Airtel Money IPO advances…
Airtel Africa said that it is making significant progress in the company’s preparations for the Airtel Money Initial Public Offer (IPO) and remain committed to this objective. Airtel Money is a mobile money service offered by Airtel, allowing users to make digital payments, send money, and manage their accounts through their mobile phones. It operates in several African countries.
“We are also mindful of evolving market conditions. Therefore, subject to these conditions, we anticipate a listing event in the first half of calendar year 2026”, Taldar said.
Airtel Africa said continued investment in its Airtel Money agent network, enhanced digital offerings and expanded use cases contributed to a 17.3 percent increase in mobile money subscribers to 44.6 million and a 11.4 percent growth in constant currency ARPU.

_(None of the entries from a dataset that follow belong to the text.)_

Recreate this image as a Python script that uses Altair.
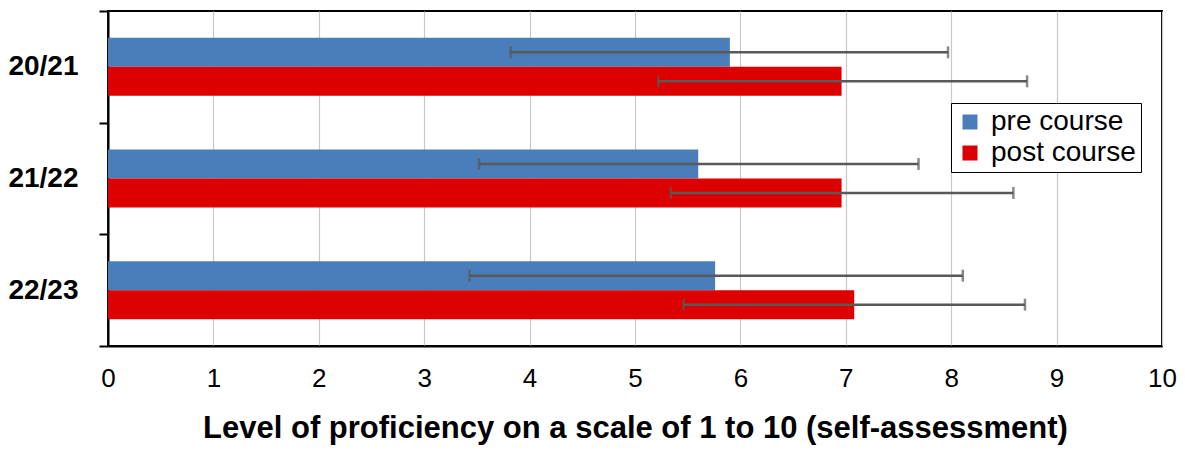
import altair as alt
import pandas as pd

years = ["20/21", "21/22", "22/23"]
series = ["pre course", "post course"]
pre_mean = [5.90, 5.60, 5.76]
post_mean = [6.96, 6.96, 7.08]
pre_low = [3.82, 3.52, 3.43]
pre_high = [7.97, 7.69, 8.11]
post_low = [5.22, 5.34, 5.46]
post_high = [8.72, 8.59, 8.70]
colors = ["#4a7ebb", "#dd0000"]
x_ticks = list(range(11))

rows = []
for i, y in enumerate(years):
    rows.append({"year": y, "series": series[0], "mean": pre_mean[i], "low": pre_low[i], "high": pre_high[i]})
    rows.append({"year": y, "series": series[1], "mean": post_mean[i], "low": post_low[i], "high": post_high[i]})
df = pd.DataFrame(rows)

FONT = "Liberation Sans"

yscale = alt.Scale(domain=years, paddingInner=0, paddingOuter=0)
xscale = alt.Scale(domain=[0, 10], nice=False)
yoff = alt.YOffset("series:N", sort=series,
                   scale=alt.Scale(domain=series, paddingInner=0, paddingOuter=0.925))
yenc = alt.Y("year:N", scale=yscale, sort=years, title=None)
xtitle = "Level of proficiency on a scale of 1 to 10 (self-assessment)"
xaxis = alt.Axis(values=x_ticks, format="d", title=xtitle)

bars = alt.Chart(df).mark_bar(stroke=None).encode(
    x=alt.X("mean:Q", scale=xscale, axis=xaxis),
    y=yenc,
    yOffset=yoff,
    color=alt.Color("series:N", sort=series,
                    scale=alt.Scale(domain=series, range=colors),
                    legend=alt.Legend(title=None, orient="none", legendX=843, legendY=92,
                                      symbolType="square", symbolSize=225, symbolStrokeWidth=0,
                                      labelFontSize=28, labelFont=FONT, labelColor="#000",
                                      labelOffset=7, rowPadding=3, padding=5,
                                      fillColor="#fff", strokeColor="#000")),
)

rules = alt.Chart(df).mark_rule(color="#595959", strokeWidth=2.5).encode(
    x=alt.X("low:Q", scale=xscale, axis=xaxis), x2="high:Q",
    y=yenc,
    yOffset=yoff,
)

caps_lo = alt.Chart(df).mark_tick(color="#595959", thickness=2.5, size=12).encode(
    x=alt.X("low:Q", scale=xscale, axis=xaxis),
    y=yenc,
    yOffset=yoff,
)
caps_hi = alt.Chart(df).mark_tick(color="#595959", thickness=2.5, size=12).encode(
    x=alt.X("high:Q", scale=xscale, axis=xaxis),
    y=yenc,
    yOffset=yoff,
)

chart = alt.layer(bars, rules, caps_lo, caps_hi).properties(
    width=1054, height=335,
    background="#fff",
    autosize=alt.AutoSizeParams(type="none"),
    padding={"left": 100, "top": 3, "right": 15, "bottom": 100},
).configure_view(
    stroke="#000", strokeWidth=2
).configure_axisX(
    grid=True, gridColor="#c8c8c8", gridWidth=1.2, ticks=False, tickSize=0,
    domainColor="#000", domainWidth=2, labelFontSize=26, labelColor="#000", labelFont=FONT,
    labelPadding=19, labelOverlap=False, labelFlush=False,
    titleFontSize=31, titleFont=FONT, titleFontWeight="bold", titleColor="#000", titlePadding=22,
).configure_axisY(
    tickBand="extent", tickSize=9, tickColor="#000", tickWidth=2, domainColor="#000",
    domainWidth=2, labelFontSize=28, labelFontWeight="bold", labelFont=FONT,
    labelColor="#000", labelPadding=21, grid=False,
)

chart.save("out.html", embed_options={"renderer": "svg", "actions": False})
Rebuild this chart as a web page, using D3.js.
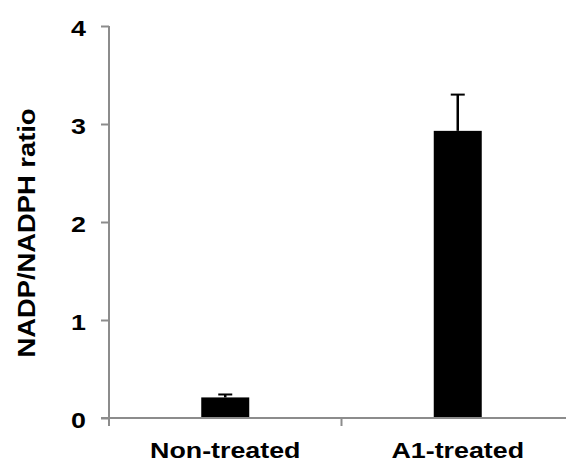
<!DOCTYPE html>
<html>
<head>
<meta charset="utf-8">
<script src="https://cdn.jsdelivr.net/npm/d3@7"></script>
<style>
  html, body { margin: 0; padding: 0; background: #fff; }
  svg { display: block; font-family: "Liberation Sans", Arial, sans-serif; }
</style>
</head>
<body>
<svg id="chart" width="566" height="462"></svg>
<script>
// NADP/NADPH ratio per treatment group, with error bars
const categories = ["Non-treated", "A1-treated"];
const means = [0.21, 2.93];
const errors = [0.03, 0.37];
const yTicks = [0, 1, 2, 3, 4];

const svg = d3.select("#chart");
const plotLeft = 109, plotRight = 574, plotTop = 26, plotBottom = 418;

const x = d3.scaleBand().domain(categories).range([plotLeft, plotRight]);
const y = d3.scaleLinear().domain([0, 4]).range([plotBottom, plotTop]);

const axisColor = "#8c8c8c";
const barWidth = 48;
const textStretch = 1.22; // wide bold lettering

// Bars
svg.selectAll("rect.bar")
  .data(categories)
  .enter().append("rect")
  .attr("class", "bar")
  .attr("x", d => x(d) + x.bandwidth() / 2 - barWidth / 2)
  .attr("width", barWidth)
  .attr("y", (d, i) => y(means[i]))
  .attr("height", (d, i) => y(0) - y(means[i]))
  .attr("fill", "#000");

// Upper error bars
const err = svg.selectAll("g.err")
  .data(categories)
  .enter().append("g")
  .attr("class", "err");
err.append("line")
  .attr("x1", d => x(d) + x.bandwidth() / 2)
  .attr("x2", d => x(d) + x.bandwidth() / 2)
  .attr("y1", (d, i) => y(means[i]))
  .attr("y2", (d, i) => y(means[i] + errors[i]))
  .attr("stroke", "#000").attr("stroke-width", 2.5);
err.append("line")
  .attr("x1", d => x(d) + x.bandwidth() / 2 - 7)
  .attr("x2", d => x(d) + x.bandwidth() / 2 + 7)
  .attr("y1", (d, i) => y(means[i] + errors[i]))
  .attr("y2", (d, i) => y(means[i] + errors[i]))
  .attr("stroke", "#000").attr("stroke-width", 2);

// Y axis
const yAxis = svg.append("g")
  .attr("transform", `translate(${plotLeft},0)`)
  .call(d3.axisLeft(y).tickValues(yTicks).tickSize(8).tickFormat(d3.format("d")));
yAxis.select(".domain").attr("stroke", axisColor).attr("stroke-width", 2).attr("d", `M0,${plotTop}V${plotBottom}`);
yAxis.selectAll(".tick line").attr("stroke", axisColor).attr("stroke-width", 2);
yAxis.selectAll(".tick text")
  .attr("x", 0)
  .attr("dy", "0.42em")
  .attr("transform", `translate(-23,0) scale(${textStretch},1)`)
  .attr("font-size", 22).attr("font-weight", "bold").attr("fill", "#000")
  .attr("font-family", "Liberation Sans, Arial, sans-serif");

// X axis: baseline with separators between categories
const xg = svg.append("g");
xg.append("line")
  .attr("x1", plotLeft - 8).attr("x2", plotRight)
  .attr("y1", plotBottom).attr("y2", plotBottom)
  .attr("stroke", axisColor).attr("stroke-width", 2);
const seps = categories.slice(1).map(c => x(c)).concat([plotLeft]);
xg.selectAll("line.sep")
  .data(seps)
  .enter().append("line")
  .attr("class", "sep")
  .attr("x1", d => d).attr("x2", d => d)
  .attr("y1", plotBottom).attr("y2", plotBottom + 8)
  .attr("stroke", axisColor).attr("stroke-width", 2);
xg.selectAll("text.cat")
  .data(categories)
  .enter().append("text")
  .attr("class", "cat")
  .attr("transform", d => `translate(${x(d) + x.bandwidth() / 2},458) scale(${textStretch},1)`)
  .attr("text-anchor", "middle")
  .attr("font-size", 22).attr("font-weight", "bold").attr("fill", "#000")
  .text(d => d);

// Y axis title
svg.append("text")
  .attr("transform", `translate(35,233) rotate(-90) scale(1.14,1)`)
  .attr("text-anchor", "middle")
  .attr("font-size", 24).attr("font-weight", "bold").attr("fill", "#000")
  .text("NADP/NADPH ratio");
</script>
</body>
</html>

In the review financial year, Airtel Africa said accelerating growth and sequential margin expansion supported its strong operating and financial momentum.
Operating highlights…
Airtel Africa provides an integrated offer to its subscribers, including mobile voice and data services as well as mobile money services both nationally and internationally. The company’s total customer base grew by 8.7 percent to 166.1 million, with focus on digital inclusion supporting a 4.3 percent increase in smartphone penetration to 44.8 percent. Data customers increased by 14.1 percent to 73.4 million, with data usage per customer increasing by 30.4 percent to 7.0 GB, supporting data ARPU growth of 15.4 percent in constant currency. In the fourth-quarter (Q4) of 2025, transaction value increased by 34 percent in constant currency with annualised transaction value at $145billion. Airtel Africa said its strategic focus on great customer experience was underpinned by sustained network investment with the rollout of 2,583 new sites and approximately 3,300 kms of fibre, supporting increased data capacity across the region.